**TASK GOAL:** Write out the data below in full, unchanged, minus the images.

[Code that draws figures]
+++
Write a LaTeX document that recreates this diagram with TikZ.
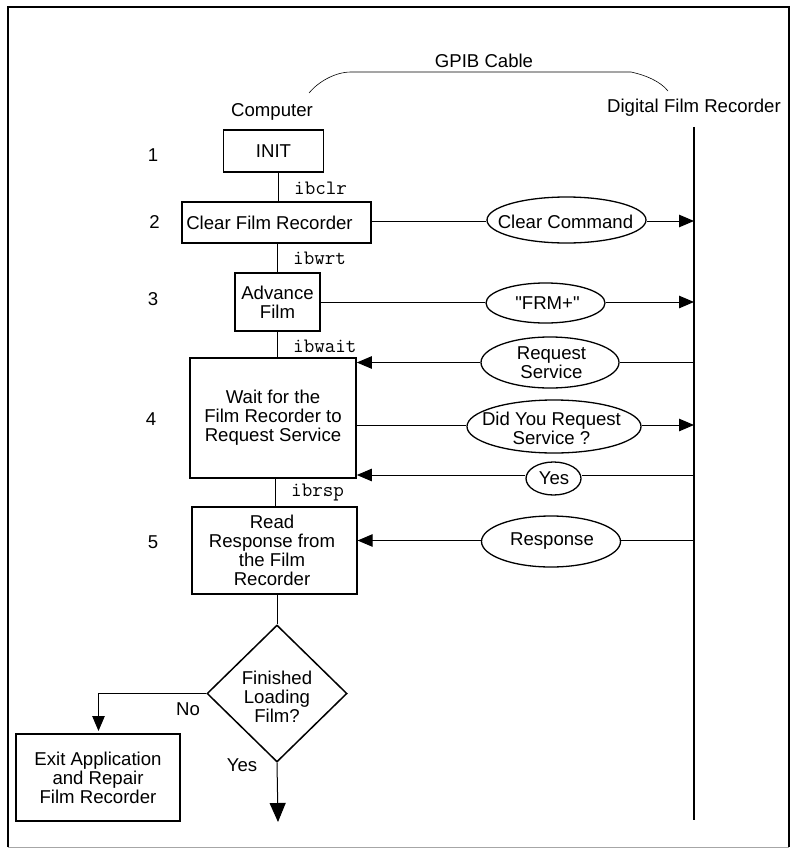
\documentclass[tikz,border=0pt]{standalone}
\usepackage{fontspec}
\setmainfont{Liberation Sans}
\newfontfamily\rawsans{Liberation Sans}
\usetikzlibrary{arrows.meta,shapes.geometric}
\tikzset{
  x=1pt,y=-1pt,
  txt/.style={font=\rawsans\fontsize{18.6}{19}\selectfont,align=center,inner sep=0pt},
  cmd/.style={font=\ttfamily\fontsize{20.5}{22}\selectfont,inner sep=0pt,anchor=west},
  boxn/.style={draw,line width=1.7pt,txt,rectangle},
  oval/.style={draw,line width=1.3pt,ellipse,fill=white,inner sep=0pt},
  link/.style={line width=1pt},
  msg/.style={line width=1pt,-{Triangle[length=15pt,width=12.5pt]}},
  big/.style={line width=1pt,-{Triangle[length=19pt,width=16pt]}},
}
\begin{document}
\begin{tikzpicture}
\useasboundingbox (0,0) rectangle (791,848);
\draw[line width=2.5pt] (8,847) -- (8,7) -- (789,7) -- (789,847);
\draw[line width=1pt,gray!70] (8,847) -- (789,847);
\node[txt] (title) at (484,60.5) {GPIB Cable};
\node[txt] (comp) at (272,111.5) {Computer};
\node[txt] (dfr) at (694,108) {Digital Film Recorder};
\coordinate (ca) at (309,93);
\coordinate (cb) at (668,91);
\draw[line width=.6pt] (ca) .. controls (318,82) and (335,72) .. (351,72) -- (631,72) .. controls (645,75) and (660,81) .. (cb);
\coordinate (bust) at (694,127);
\coordinate (busb) at (694,820);
\draw[line width=2.2pt] (bust) -- (busb);
\foreach \t/\xx/\y/\n in {1/153/155/a,2/154.5/222/b,3/153/299/c,4/151/419/d,5/153/542/e}
  \node[txt] (num\n) at (\xx,\y) {\t};
\node[boxn,minimum width=100pt,minimum height=42pt] (init) at (273.5,151) {INIT};
\node[boxn,minimum width=189pt,minimum height=41pt] (clear) at (276.5,222.5) {\kern-14pt Clear Film Recorder};
\node[boxn,minimum width=85pt,minimum height=58pt] (adv) at (277.5,302) {Advance\\Film};
\node[boxn,minimum width=166pt,minimum height=120pt] (wait) at (273,418) {Wait for the\\Film Recorder to\\Request Service};
\node[boxn,minimum width=164.5pt,minimum height=87pt] (read) at (274.5,550.5) {};
\node[txt] (readtext) at (272,550.5) {Read\\Response from\\the Film\\Recorder};
\node[draw,line width=1.5pt,diamond,minimum width=140pt,minimum height=137pt,inner sep=0pt] (dec) at (277,693.5) {};
\node[txt] (dectext) at (277,697) {Finished\\Loading\\Film?};
\node[boxn,minimum width=164pt,minimum height=87pt] (exit) at (98,777.5) {Exit Application\\and Repair\\Film Recorder};
\node[cmd] (c1) at (294,188) {ibclr};
\node[cmd] (c2) at (293,258) {ibwrt};
\node[cmd] (c3) at (293,346) {ibwait};
\node[cmd] (c4) at (291,493) {ibrsp};
\draw[link] (init.south -| 278,0) -- (clear.north -| 278,0);
\draw[link] (clear.south -| 277,0) -- (adv.north -| 277,0);
\draw[link] (adv.south -| 277,0) -- (wait.north -| 277,0);
\draw[link] (wait.south -| 275,0) -- (read.north -| 275,0);
\draw[link] (read.south -| 277,0) -- (dec.north);
\node[oval,minimum width=159pt,minimum height=46pt] (m1) at (566.5,220) {};
\node[txt] (m1text) at (565.5,221.5) {Clear Command};
\node[oval,minimum width=119pt,minimum height=40pt] (m2) at (545.5,303) {};
\node[txt] (m2text) at (547.5,303) {"FRM+"};
\node[oval,minimum width=138pt,minimum height=51pt] (m3) at (550,362.5) {};
\node[txt] (m3text) at (551.5,362.5) {Request\\Service};
\node[oval,minimum width=174pt,minimum height=53pt] (m4) at (554,426.5) {};
\node[txt] (m4text) at (551.5,428) {Did You Request\\Service ?};
\node[oval,minimum width=55pt,minimum height=33pt] (m5) at (553.5,478.5) {};
\node[txt] (m5text) at (554,478.5) {Yes};
\node[oval,minimum width=139pt,minimum height=51pt] (m6) at (551,541.5) {};
\node[txt] (m6text) at (552,541) {Response};
\coordinate (y1) at (0,221);
\coordinate (y2) at (0,302);
\coordinate (y3) at (0,362.5);
\coordinate (y4) at (0,425);
\coordinate (y5) at (0,475);
\coordinate (y6) at (0,540.5);
\draw[link] (clear.east |- y1) -- (m1.west |- y1);
\draw[msg] (m1.east |- y1) -- (bust |- y1);
\draw[link] (adv.east |- y2) -- (m2.west |- y2);
\draw[msg] (m2.east |- y2) -- (bust |- y2);
\draw[link] (bust |- y3) -- (m3.east |- y3);
\draw[msg] (m3.west |- y3) -- (wait.east |- y3);
\draw[link] (wait.east |- y4) -- (m4.west |- y4);
\draw[msg] (m4.east |- y4) -- (bust |- y4);
\draw[link] (bust |- y5) -- (m5.east |- y5);
\draw[msg] (m5.west |- y5) -- (wait.east |- y5);
\draw[link] (bust |- y6) -- (m6.east |- y6);
\draw[msg] (m6.west |- y6) -- (read.east |- y6);
\coordinate (end) at (278,822);
\coordinate (exitin) at (98.5,731);
\draw[msg] (dec.west) -| (exitin);
\draw[big] (dec.south) -- (end);
\node[txt] (no) at (188,709) {No};
\node[txt] (yes) at (242,765) {Yes};
\end{tikzpicture}
\end{document}
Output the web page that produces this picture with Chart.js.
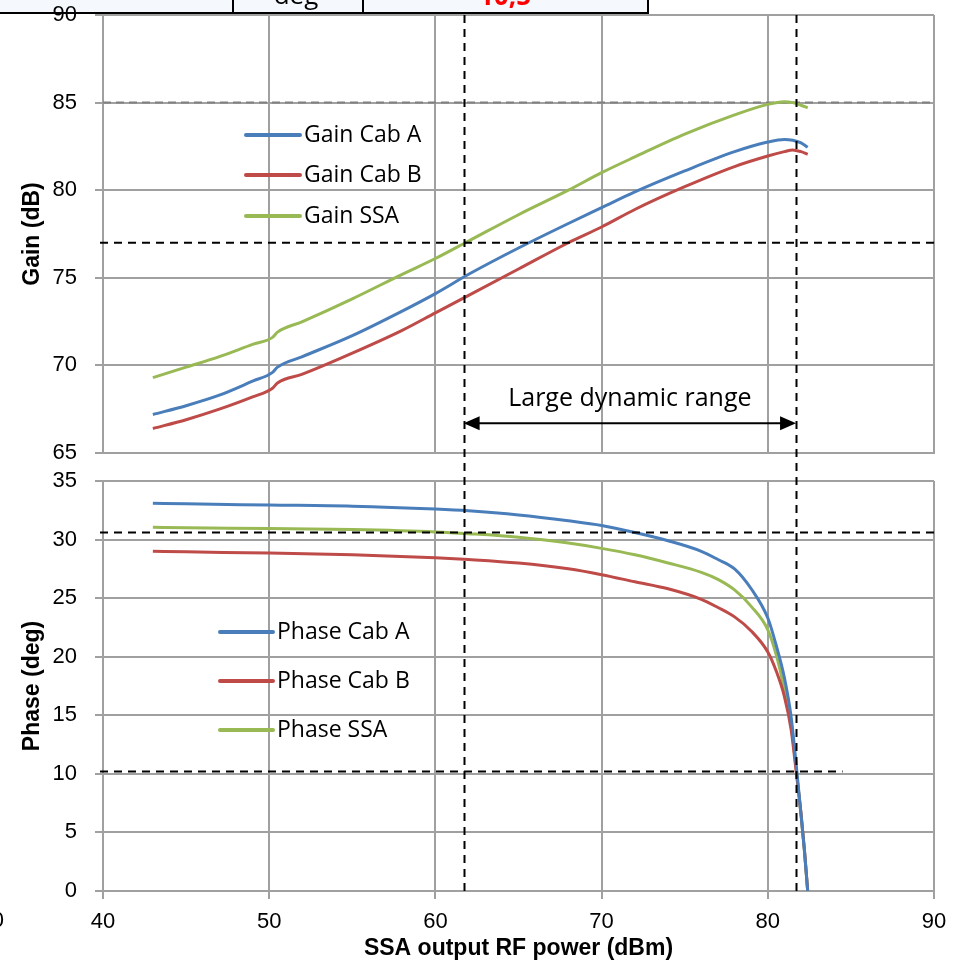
+++
**WRITTEN SOLUTION:**
Write a LaTeX document that recreates this diagram with TikZ.
\documentclass[tikz,border=0pt]{standalone}
\usepackage{fontspec}
\setmainfont{Liberation Sans}
\newfontfamily\rawsans{Liberation Sans}
\usetikzlibrary{arrows.meta,shapes.geometric}
\tikzset{
  x=1pt,y=-1pt,
  txt/.style={font=\rawsans\fontsize{18.6}{19}\selectfont,align=center,inner sep=0pt},
  cmd/.style={font=\ttfamily\fontsize{20.5}{22}\selectfont,inner sep=0pt,anchor=west},
  boxn/.style={draw,line width=1.7pt,txt,rectangle},
  oval/.style={draw,line width=1.3pt,ellipse,fill=white,inner sep=0pt},
  link/.style={line width=1pt},
  msg/.style={line width=1pt,-{Triangle[length=15pt,width=12.5pt]}},
  big/.style={line width=1pt,-{Triangle[length=19pt,width=16pt]}},
}
\begin{document}
\begin{tikzpicture}
\useasboundingbox (0,0) rectangle (791,848);
\draw[line width=2.5pt] (8,847) -- (8,7) -- (789,7) -- (789,847);
\draw[line width=1pt,gray!70] (8,847) -- (789,847);
\node[txt] (title) at (484,60.5) {GPIB Cable};
\node[txt] (comp) at (272,111.5) {Computer};
\node[txt] (dfr) at (694,108) {Digital Film Recorder};
\coordinate (ca) at (309,93);
\coordinate (cb) at (668,91);
\draw[line width=.6pt] (ca) .. controls (318,82) and (335,72) .. (351,72) -- (631,72) .. controls (645,75) and (660,81) .. (cb);
\coordinate (bust) at (694,127);
\coordinate (busb) at (694,820);
\draw[line width=2.2pt] (bust) -- (busb);
\foreach \t/\xx/\y/\n in {1/153/155/a,2/154.5/222/b,3/153/299/c,4/151/419/d,5/153/542/e}
  \node[txt] (num\n) at (\xx,\y) {\t};
\node[boxn,minimum width=100pt,minimum height=42pt] (init) at (273.5,151) {INIT};
\node[boxn,minimum width=189pt,minimum height=41pt] (clear) at (276.5,222.5) {\kern-14pt Clear Film Recorder};
\node[boxn,minimum width=85pt,minimum height=58pt] (adv) at (277.5,302) {Advance\\Film};
\node[boxn,minimum width=166pt,minimum height=120pt] (wait) at (273,418) {Wait for the\\Film Recorder to\\Request Service};
\node[boxn,minimum width=164.5pt,minimum height=87pt] (read) at (274.5,550.5) {};
\node[txt] (readtext) at (272,550.5) {Read\\Response from\\the Film\\Recorder};
\node[draw,line width=1.5pt,diamond,minimum width=140pt,minimum height=137pt,inner sep=0pt] (dec) at (277,693.5) {};
\node[txt] (dectext) at (277,697) {Finished\\Loading\\Film?};
\node[boxn,minimum width=164pt,minimum height=87pt] (exit) at (98,777.5) {Exit Application\\and Repair\\Film Recorder};
\node[cmd] (c1) at (294,188) {ibclr};
\node[cmd] (c2) at (293,258) {ibwrt};
\node[cmd] (c3) at (293,346) {ibwait};
\node[cmd] (c4) at (291,493) {ibrsp};
\draw[link] (init.south -| 278,0) -- (clear.north -| 278,0);
\draw[link] (clear.south -| 277,0) -- (adv.north -| 277,0);
\draw[link] (adv.south -| 277,0) -- (wait.north -| 277,0);
\draw[link] (wait.south -| 275,0) -- (read.north -| 275,0);
\draw[link] (read.south -| 277,0) -- (dec.north);
\node[oval,minimum width=159pt,minimum height=46pt] (m1) at (566.5,220) {};
\node[txt] (m1text) at (565.5,221.5) {Clear Command};
\node[oval,minimum width=119pt,minimum height=40pt] (m2) at (545.5,303) {};
\node[txt] (m2text) at (547.5,303) {"FRM+"};
\node[oval,minimum width=138pt,minimum height=51pt] (m3) at (550,362.5) {};
\node[txt] (m3text) at (551.5,362.5) {Request\\Service};
\node[oval,minimum width=174pt,minimum height=53pt] (m4) at (554,426.5) {};
\node[txt] (m4text) at (551.5,428) {Did You Request\\Service ?};
\node[oval,minimum width=55pt,minimum height=33pt] (m5) at (553.5,478.5) {};
\node[txt] (m5text) at (554,478.5) {Yes};
\node[oval,minimum width=139pt,minimum height=51pt] (m6) at (551,541.5) {};
\node[txt] (m6text) at (552,541) {Response};
\coordinate (y1) at (0,221);
\coordinate (y2) at (0,302);
\coordinate (y3) at (0,362.5);
\coordinate (y4) at (0,425);
\coordinate (y5) at (0,475);
\coordinate (y6) at (0,540.5);
\draw[link] (clear.east |- y1) -- (m1.west |- y1);
\draw[msg] (m1.east |- y1) -- (bust |- y1);
\draw[link] (adv.east |- y2) -- (m2.west |- y2);
\draw[msg] (m2.east |- y2) -- (bust |- y2);
\draw[link] (bust |- y3) -- (m3.east |- y3);
\draw[msg] (m3.west |- y3) -- (wait.east |- y3);
\draw[link] (wait.east |- y4) -- (m4.west |- y4);
\draw[msg] (m4.east |- y4) -- (bust |- y4);
\draw[link] (bust |- y5) -- (m5.east |- y5);
\draw[msg] (m5.west |- y5) -- (wait.east |- y5);
\draw[link] (bust |- y6) -- (m6.east |- y6);
\draw[msg] (m6.west |- y6) -- (read.east |- y6);
\coordinate (end) at (278,822);
\coordinate (exitin) at (98.5,731);
\draw[msg] (dec.west) -| (exitin);
\draw[big] (dec.south) -- (end);
\node[txt] (no) at (188,709) {No};
\node[txt] (yes) at (242,765) {Yes};
\end{tikzpicture}
\end{document}
Output the web page that produces this picture with Chart.js.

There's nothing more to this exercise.